Given that disentangled representations focus on learning representations about an environment, it seems like a perfect unsupervised learning task. Over the years, the deep learning community has produced different unsupervised methods to learn disentangled representations. Most of those methods are based on variational autoencoders and, although they have proven effective in some narrow scenarios, there is very empirical evidence that demonstrates whether these methods can be generalized.
The Google Experiment
Google decided to evaluate six different state-of-the-art models (BetaVAE, AnnealedVAE, FactorVAE, DIP-VAE I/II and Beta-TCVAE) and six disentanglement metrics (BetaVAE score, FactorVAE score, MIG, SAP, Modularity and DCI Disentanglement). In total, the experiment trained and evaluated 12,800 such models on seven data sets. The study showed some surprising conclusions that challenge some of the common wisdom about using unsupervised learning for disentangled representations.

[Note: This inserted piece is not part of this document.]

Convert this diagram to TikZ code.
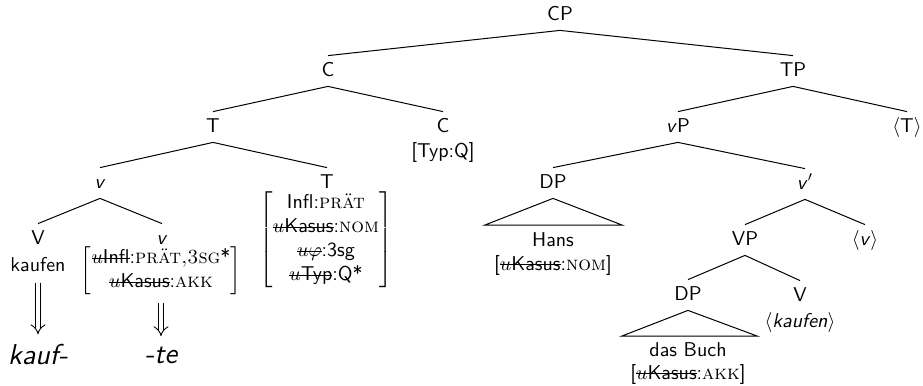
\documentclass[tikz,border=0pt]{standalone}
\usepackage{fontspec}
\usetikzlibrary{arrows.meta}
% feature values in roman small caps, struck-out uninterpretable features
\newsavebox\strikebox
\newcommand\strikeout[1]{\sbox\strikebox{#1}\rlap{\rule[0.52ex]{\wd\strikebox}{0.45pt}}\usebox\strikebox}
\newcommand\featval[1]{\textrm{\textsc{#1}}}
\newcommand\ufeat[1]{\strikeout{$u$#1}}
\begin{document}
\begin{tikzpicture}[x=0.5pt,y=-0.5pt,font=\sffamily,
  cat/.style={inner sep=3pt,text height=7pt,text depth=2pt},
  txt/.style={inner sep=0pt},
  branch/.style={line width=0.5pt},
  spellout/.style={double,double distance=2.2pt,line width=0.45pt,-{Implies[length=4pt,width=7pt]}},
  morph/.style={inner sep=0pt,font=\Large\sffamily\itshape}]
\useasboundingbox (0,0) rectangle (923,386);

% ---- upper spine
\node[cat] (cp)  at (560,15)  {CP};
\node[cat] (c1)  at (328,71)  {C};
\node[cat] (tp)  at (793,71)  {TP};
\node[cat] (t1)  at (213,127) {T};
\node[cat] (c2)  at (443,127) {C};
\node[txt] (typ) at (443,152) {[Typ:Q]};

% ---- complex head T
\node[cat] (vh)  at (100,183) {\textit{v}};
\node[cat] (t2)  at (327,183) {T};
\node[txt] (tavm) at (326,240) {$\left[\begin{tabular}{@{}c@{}}Infl:\featval{prät}\\ \ufeat{Kasus}:\featval{nom}\\ \strikeout{$u\varphi$}:3sg\\ \ufeat{Typ}:Q*\end{tabular}\right]$};
\node[cat] (vv)  at (38,239)  {V};
\node[txt] (kaufen) at (38,265) {kaufen};
\node[cat] (vl)  at (162,239) {\textit{v}};
\node[txt] (vavm) at (161,271) {$\left[\begin{tabular}{@{}c@{}}\ufeat{Infl}:\featval{prät,3sg}*\\ \ufeat{Kasus}:\featval{akk}\end{tabular}\right]$};
\node[morph] (kauf) at (38,355) {kauf-};
\node[morph] (te)   at (161,355) {-te};

% ---- TP side
\node[cat] (vp)  at (678,127) {\textit{v}P};
\node[cat] (tt)  at (907,127) {$\langle$T$\rangle$};
\node[cat] (dp1) at (553,183) {DP};
\node[cat] (vbar) at (805,184) {\textit{v}$'$};
\node[txt] (hans) at (553,240) {Hans};
\node[txt] (nom)  at (553,265) {[\ufeat{Kasus}:\featval{nom}]};
\node[cat] (vp2) at (745,240) {VP};
\node[cat] (vtr) at (865,240) {$\langle$\textit{v}$\rangle$};
\node[cat] (dp2) at (688,295) {DP};
\node[cat] (vv2) at (800,296) {V};
\node[txt] (kauftr) at (800,322) {$\langle$\textit{kaufen}$\rangle$};
\node[txt] (buch) at (688,350) {das Buch};
\node[txt] (akk)  at (688,374) {[\ufeat{Kasus}:\featval{akk}]};

% triangle corners
\coordinate (dp1l) at (485,225);
\coordinate (dp1r) at (622,225);
\coordinate (dp2l) at (622,336);
\coordinate (dp2r) at (757,336);

% ---- branches
\draw[branch] (cp.south) -- (c1.north);
\draw[branch] (cp.south) -- (tp.north);
\draw[branch] (c1.south) -- (t1.north);
\draw[branch] (c1.south) -- (c2.north);
\draw[branch] (t1.south) -- (vh.north);
\draw[branch] (t1.south) -- (t2.north);
\draw[branch] (vh.south) -- (vv.north);
\draw[branch] (vh.south) -- (vl.north);
\draw[branch] (tp.south) -- (vp.north);
\draw[branch] (tp.south) -- (tt.north);
\draw[branch] (vp.south) -- (dp1.north);
\draw[branch] (vp.south) -- (vbar.north);
\draw[branch] (vbar.south) -- (vp2.north);
\draw[branch] (vbar.south) -- (vtr.north);
\draw[branch] (vp2.south) -- (dp2.north);
\draw[branch] (vp2.south) -- (vv2.north);
\draw[branch] (dp1.south) -- (dp1l) -- (dp1r) -- cycle;
\draw[branch] (dp2.south) -- (dp2l) -- (dp2r) -- cycle;

% ---- spell-out arrows
\draw[spellout,shorten <=5pt,shorten >=5pt] (kaufen) -- (kauf);
\draw[spellout,shorten <=4pt,shorten >=5pt] (vavm) -- (te);
\end{tikzpicture}
\end{document}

Initially, the Google study proved that the unsupervised learning of disentangled representations is fundamentally impossible without inductive biases both on the considered learning approaches and the data sets. This means that specific inductive biases such as regularization models or the choice of the neural network architecture are required in order to learn disentangled representations.
In addition to that initial result, the study did not find any empirical evidence that the considered models can be used to reliably learn disentangled representations in an unsupervised way, since random seeds and hyperparameters seem to matter more than the model choice. The following figure illustrates that the choice of random seed across different runs has a larger impact on disentanglement scores than the model choice and the strength of regularization. A good run with a bad hyperparameter can easily beat a bad run with a good hyperparameter.
Finally, for the considered models and data sets, the study was unable to validate the assumption that disentanglement is useful for downstream tasks, e.g., that with disentangled representations it is possible to learn with fewer labeled observations. The following matrix ranks correlations between disentanglement metrics and downstream performance in the form of accuracy and efficiency. As you can see, there are no clear correlations on the results.
In addition to the research paper, Google open sourced disentanglement_lib, a library that allows to reproduce the experiments with a few commands. Google’s work constitutes the largest empirical study about disentangled representations ever conducted. Some of the results should definitely influence the direction of research in this important area of deep learning.